Overview of NVIDIA NeMo Retriever Embedding NIM#

The NVIDIA NeMo Retriever Embedding API provides easy access to state-of-the-art models that are foundational building blocks for enterprise semantic search applications, delivering accurate answers quickly at scale. Developers can use these APIs to create robust copilots, chatbots, and AI assistants from start to finish. NeMo Retriever Embedding models are built on the NVIDIA software platform, incorporating CUDA, TensorRT, and Triton to offer out-of-the-box GPU acceleration.

The following NeMo Retriever microservices provide superior natural language processing and understanding, boosting retrieval performance:

  • NeMo Retriever Embedding NIM - Boosts question-answering retrieval performance, providing high-quality embeddings for many downstream NLP tasks.

  • NeMo Retriever Reranking NIM - Enhances the retrieval performance further with a fine-tuned reranker, finding the most relevant passages to provide as context when querying an LLM.

The following diagram shows how the NeMo Retriever Embedding API can help a question-answering RAG application find the most relevant data in an enterprise setting.

_images/image5.png

NeMo Retriever Embedding NIM#

NVIDIA NeMo Retriever Embedding NIM (Embedding NIM) brings the power of state-of-the-art text and image embedding models to your applications, offering unparalleled natural language processing and understanding capabilities. You can use the Embedding NIM for semantic search, Retrieval Augmented Generation (RAG), or any application that uses embeddings. The Embedding NIM is built on the NVIDIA software platform, incorporating CUDA, TensorRT, and Triton to offer out-of-the-box GPU acceleration.

Architecture#

Each NeMo Retriever Embedding NIM packages an embedding model, such as NV-EmbedQA-Mistral7B-v2, into a Docker container image. All NeMo Retriever Embedding NIM Docker containers are accelerated with NVIDIA TritonTM Inference Server and expose an API compatible with OpenAI’s API standard.

For a full list of supported models, see Supported Models.

Enterprise-Ready Features#

The Embedding NIM comes with enterprise-ready features, such as a high-performance inference server, flexible integration, and enterprise-grade security.

  • High Performance – The Embedding NIM is optimized for high-performance deep learning inference with NVIDIA TensorRTTM and NVIDIA TritonTM Inference Server.

  • Scalable Deployment – The Embedding NIM seamlessly scales from a few users to millions.

  • Flexible Integration – The Embedding NIM can be easily incorporated into existing data pipelines and applications. Developers are provided with an OpenAI-compatible API in addition to custom NVIDIA extensions.

  • Enterprise-Grade Security – The Embedding NIM comes with security features such as the use of safetensors, continuous patching of CVEs, and constant monitoring with our internal penetration tests.

Applications#

Retrieval Augmented Generation#

In a Retrieval Augmented Generation (RAG) application, we use the embedding model to encode the knowledge base (offline) and user question (online) into contextual embeddings, so that the LLM can retrieve the most relevant context and provide the users with the correct answers.
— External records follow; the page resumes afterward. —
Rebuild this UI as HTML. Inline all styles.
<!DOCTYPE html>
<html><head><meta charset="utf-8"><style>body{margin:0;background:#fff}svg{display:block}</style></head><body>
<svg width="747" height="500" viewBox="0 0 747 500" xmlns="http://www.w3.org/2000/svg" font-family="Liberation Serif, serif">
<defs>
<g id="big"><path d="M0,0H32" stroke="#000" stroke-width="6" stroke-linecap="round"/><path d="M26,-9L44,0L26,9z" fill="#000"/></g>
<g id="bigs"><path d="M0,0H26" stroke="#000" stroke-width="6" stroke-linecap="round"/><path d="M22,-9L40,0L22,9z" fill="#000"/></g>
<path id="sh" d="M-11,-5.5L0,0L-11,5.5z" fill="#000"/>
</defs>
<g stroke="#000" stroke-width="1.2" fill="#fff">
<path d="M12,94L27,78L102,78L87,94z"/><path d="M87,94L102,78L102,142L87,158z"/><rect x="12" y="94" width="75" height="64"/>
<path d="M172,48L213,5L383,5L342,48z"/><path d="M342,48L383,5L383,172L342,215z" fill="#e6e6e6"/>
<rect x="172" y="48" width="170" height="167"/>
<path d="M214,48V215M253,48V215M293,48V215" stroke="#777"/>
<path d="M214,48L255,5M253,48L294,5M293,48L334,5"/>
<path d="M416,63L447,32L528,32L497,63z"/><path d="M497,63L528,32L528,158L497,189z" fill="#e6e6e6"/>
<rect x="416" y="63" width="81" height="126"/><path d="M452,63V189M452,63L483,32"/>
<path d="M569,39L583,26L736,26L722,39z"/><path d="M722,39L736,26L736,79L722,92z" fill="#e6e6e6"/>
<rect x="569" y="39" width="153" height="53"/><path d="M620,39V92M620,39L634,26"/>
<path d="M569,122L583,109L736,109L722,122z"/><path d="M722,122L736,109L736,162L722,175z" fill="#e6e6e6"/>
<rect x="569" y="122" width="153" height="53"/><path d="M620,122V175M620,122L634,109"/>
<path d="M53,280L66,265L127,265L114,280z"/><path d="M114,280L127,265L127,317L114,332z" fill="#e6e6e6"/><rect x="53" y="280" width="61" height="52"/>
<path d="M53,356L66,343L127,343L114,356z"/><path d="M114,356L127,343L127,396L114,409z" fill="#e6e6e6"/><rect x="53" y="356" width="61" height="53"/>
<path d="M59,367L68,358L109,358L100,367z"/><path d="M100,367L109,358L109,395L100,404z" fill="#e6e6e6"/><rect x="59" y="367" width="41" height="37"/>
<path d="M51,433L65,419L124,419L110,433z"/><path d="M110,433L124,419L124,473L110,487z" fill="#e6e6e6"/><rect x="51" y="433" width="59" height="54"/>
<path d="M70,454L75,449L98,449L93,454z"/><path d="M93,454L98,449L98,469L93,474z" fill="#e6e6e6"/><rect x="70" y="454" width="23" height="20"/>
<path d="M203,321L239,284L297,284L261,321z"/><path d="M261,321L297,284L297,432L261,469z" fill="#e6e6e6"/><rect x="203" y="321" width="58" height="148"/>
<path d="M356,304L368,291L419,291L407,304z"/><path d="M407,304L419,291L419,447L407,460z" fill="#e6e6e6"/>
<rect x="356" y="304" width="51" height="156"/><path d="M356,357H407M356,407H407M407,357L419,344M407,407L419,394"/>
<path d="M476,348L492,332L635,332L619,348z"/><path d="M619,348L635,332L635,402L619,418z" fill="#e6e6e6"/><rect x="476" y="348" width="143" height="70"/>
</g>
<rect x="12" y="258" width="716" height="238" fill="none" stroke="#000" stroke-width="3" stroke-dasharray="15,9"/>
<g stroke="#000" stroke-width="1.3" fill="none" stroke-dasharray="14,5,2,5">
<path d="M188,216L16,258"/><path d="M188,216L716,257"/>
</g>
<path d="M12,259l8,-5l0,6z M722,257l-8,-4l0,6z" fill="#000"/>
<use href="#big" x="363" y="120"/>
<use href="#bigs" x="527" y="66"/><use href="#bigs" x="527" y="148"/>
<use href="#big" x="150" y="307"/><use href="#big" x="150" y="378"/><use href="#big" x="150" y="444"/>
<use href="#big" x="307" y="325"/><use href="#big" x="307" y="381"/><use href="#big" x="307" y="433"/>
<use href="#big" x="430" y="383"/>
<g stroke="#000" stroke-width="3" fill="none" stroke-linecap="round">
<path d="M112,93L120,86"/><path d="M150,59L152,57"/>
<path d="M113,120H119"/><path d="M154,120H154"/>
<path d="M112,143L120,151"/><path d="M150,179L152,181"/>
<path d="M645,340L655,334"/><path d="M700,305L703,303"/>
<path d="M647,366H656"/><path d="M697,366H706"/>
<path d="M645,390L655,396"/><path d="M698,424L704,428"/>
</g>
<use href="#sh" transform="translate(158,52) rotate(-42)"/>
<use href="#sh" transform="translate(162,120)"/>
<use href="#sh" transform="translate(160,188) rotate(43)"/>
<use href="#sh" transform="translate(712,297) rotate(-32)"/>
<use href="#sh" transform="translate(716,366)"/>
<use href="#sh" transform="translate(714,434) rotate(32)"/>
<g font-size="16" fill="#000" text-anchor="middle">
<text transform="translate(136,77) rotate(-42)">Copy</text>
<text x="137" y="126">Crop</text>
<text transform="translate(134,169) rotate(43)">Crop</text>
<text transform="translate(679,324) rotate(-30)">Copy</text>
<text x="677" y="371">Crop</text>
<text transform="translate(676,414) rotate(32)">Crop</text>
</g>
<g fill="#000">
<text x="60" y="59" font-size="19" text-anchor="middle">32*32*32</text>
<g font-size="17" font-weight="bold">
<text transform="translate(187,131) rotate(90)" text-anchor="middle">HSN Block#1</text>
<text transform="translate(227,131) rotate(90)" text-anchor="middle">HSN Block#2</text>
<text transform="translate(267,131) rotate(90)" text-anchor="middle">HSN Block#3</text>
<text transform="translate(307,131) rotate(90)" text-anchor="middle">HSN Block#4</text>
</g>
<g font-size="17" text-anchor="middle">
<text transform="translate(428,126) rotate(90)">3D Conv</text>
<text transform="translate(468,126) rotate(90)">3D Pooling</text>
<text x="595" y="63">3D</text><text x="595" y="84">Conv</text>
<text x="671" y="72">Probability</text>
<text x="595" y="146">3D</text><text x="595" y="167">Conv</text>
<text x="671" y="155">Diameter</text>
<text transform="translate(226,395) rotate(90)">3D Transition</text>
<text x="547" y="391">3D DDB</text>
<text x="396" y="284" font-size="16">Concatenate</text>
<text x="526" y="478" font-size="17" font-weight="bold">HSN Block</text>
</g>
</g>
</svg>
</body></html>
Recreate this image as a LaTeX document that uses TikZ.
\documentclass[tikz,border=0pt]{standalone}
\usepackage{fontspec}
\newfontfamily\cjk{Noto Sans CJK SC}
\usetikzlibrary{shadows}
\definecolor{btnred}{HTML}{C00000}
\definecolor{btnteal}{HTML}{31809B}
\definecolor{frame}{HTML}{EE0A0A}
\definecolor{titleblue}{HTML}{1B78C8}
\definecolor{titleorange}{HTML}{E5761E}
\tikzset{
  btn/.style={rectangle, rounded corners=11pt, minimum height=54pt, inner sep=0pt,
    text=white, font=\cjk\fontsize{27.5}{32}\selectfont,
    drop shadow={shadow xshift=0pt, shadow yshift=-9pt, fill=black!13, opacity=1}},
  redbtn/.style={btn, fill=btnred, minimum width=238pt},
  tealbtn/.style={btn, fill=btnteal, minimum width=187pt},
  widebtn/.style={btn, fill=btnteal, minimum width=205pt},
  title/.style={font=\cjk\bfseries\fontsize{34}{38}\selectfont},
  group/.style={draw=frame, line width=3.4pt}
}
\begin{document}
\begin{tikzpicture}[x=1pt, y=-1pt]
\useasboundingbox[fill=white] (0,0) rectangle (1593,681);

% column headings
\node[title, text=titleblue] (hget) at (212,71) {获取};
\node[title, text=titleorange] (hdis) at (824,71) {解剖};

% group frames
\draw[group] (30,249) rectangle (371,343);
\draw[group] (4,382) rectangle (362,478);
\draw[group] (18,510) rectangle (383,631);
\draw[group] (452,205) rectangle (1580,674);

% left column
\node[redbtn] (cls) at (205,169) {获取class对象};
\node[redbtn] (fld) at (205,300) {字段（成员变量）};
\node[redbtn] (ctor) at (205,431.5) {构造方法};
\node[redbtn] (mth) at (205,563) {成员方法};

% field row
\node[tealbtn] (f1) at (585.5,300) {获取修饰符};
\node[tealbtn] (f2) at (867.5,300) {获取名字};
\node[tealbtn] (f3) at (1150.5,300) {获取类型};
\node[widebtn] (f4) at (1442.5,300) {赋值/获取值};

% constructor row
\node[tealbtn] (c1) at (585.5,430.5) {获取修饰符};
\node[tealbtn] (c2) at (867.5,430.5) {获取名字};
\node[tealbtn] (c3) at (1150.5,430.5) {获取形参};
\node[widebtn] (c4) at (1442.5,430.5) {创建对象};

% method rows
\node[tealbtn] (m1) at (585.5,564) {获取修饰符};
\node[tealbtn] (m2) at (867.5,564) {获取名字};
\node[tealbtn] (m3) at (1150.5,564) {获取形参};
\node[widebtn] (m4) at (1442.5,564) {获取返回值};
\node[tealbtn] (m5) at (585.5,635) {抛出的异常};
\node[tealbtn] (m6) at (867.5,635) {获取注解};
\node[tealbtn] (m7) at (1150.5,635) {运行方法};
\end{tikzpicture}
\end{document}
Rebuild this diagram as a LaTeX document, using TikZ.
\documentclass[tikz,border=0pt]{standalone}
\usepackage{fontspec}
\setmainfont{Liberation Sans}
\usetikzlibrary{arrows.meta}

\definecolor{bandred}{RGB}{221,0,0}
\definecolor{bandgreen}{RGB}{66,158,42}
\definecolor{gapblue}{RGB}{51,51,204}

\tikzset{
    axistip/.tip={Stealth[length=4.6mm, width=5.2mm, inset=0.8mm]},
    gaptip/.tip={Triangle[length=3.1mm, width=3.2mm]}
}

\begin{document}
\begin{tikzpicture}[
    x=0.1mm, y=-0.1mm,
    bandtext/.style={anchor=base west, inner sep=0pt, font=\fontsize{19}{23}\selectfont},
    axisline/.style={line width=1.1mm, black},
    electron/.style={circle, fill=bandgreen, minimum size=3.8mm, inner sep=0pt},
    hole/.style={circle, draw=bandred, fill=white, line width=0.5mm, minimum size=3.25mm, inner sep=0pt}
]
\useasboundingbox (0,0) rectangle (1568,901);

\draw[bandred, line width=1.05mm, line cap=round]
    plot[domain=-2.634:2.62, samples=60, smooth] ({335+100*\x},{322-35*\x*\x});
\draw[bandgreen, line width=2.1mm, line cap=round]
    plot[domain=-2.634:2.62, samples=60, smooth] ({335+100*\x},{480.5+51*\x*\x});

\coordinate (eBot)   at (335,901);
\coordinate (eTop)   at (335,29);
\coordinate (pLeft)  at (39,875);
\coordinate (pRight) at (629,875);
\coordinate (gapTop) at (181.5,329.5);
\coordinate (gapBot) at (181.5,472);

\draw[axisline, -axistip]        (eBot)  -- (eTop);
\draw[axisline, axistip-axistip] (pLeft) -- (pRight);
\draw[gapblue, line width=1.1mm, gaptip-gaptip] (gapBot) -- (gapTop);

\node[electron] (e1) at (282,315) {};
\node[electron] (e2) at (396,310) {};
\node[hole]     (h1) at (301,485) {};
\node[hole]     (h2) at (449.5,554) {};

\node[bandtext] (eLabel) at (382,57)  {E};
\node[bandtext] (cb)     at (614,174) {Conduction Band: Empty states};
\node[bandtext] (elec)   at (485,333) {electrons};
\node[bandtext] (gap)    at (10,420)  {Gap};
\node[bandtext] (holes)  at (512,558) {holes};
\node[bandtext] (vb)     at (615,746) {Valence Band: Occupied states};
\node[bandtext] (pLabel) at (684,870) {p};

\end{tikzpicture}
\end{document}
We need high quality embeddings model to ensure high relevancy of the retrieved context.

1. Encoding the knowledge base (offline): Given a knowledge base containing documents in text, images, PDF, HTML, or other formats, we first split the knowledge base into chunks, then encode each chunk into a dense vector representation, also called embedding, using an embedding model. The resulting embeddings, along with their corresponding documents and other metadata, are saved in a vector database. The diagram below illustrates the knowledge base encoding process.

_images/image6.png

2. Deployment (online): Once deployed, the RAG application can access the vector database and answer questions in real time. To answer a user question, the RAG application first finds relevant chunks from the vector database, then it uses the retrieved chunks as context to generate a response.

  • Phase 1: Retrieval from the vector database based on the user’s query

    The user’s query is first embedded as a dense vector using the embedding model. Then the query embedding is used to search the vector database for the most relevant document chunks with respect to the user’s query. The diagram below illustrates the retrieval process.

  • Phase 2: Use an LLM to generate a response leveraging the retrieved context

    The most relevant chunks are joined to form the context for the user query. The LLM combines the context and the user query to generate a response. The diagram below illustrates the response generation process.

Text and Image Embeddings for Classification and Clustering#

Embeddings can be used for text and image classification tasks, such as sentiment analysis and topic categorization. They can also be used for clustering tasks, such as topic discovery and recommender systems. A high-quality embedding model improves the performance of these tasks by capturing the contextual information in the dense vector representation.

Custom Applications#

The NeMo Retriever Embedding NIM API is designed to be versatile. Developers can leverage the text and image embeddings for a variety of applications based on their specific use cases, experiment and integrate the API seamlessly into their projects.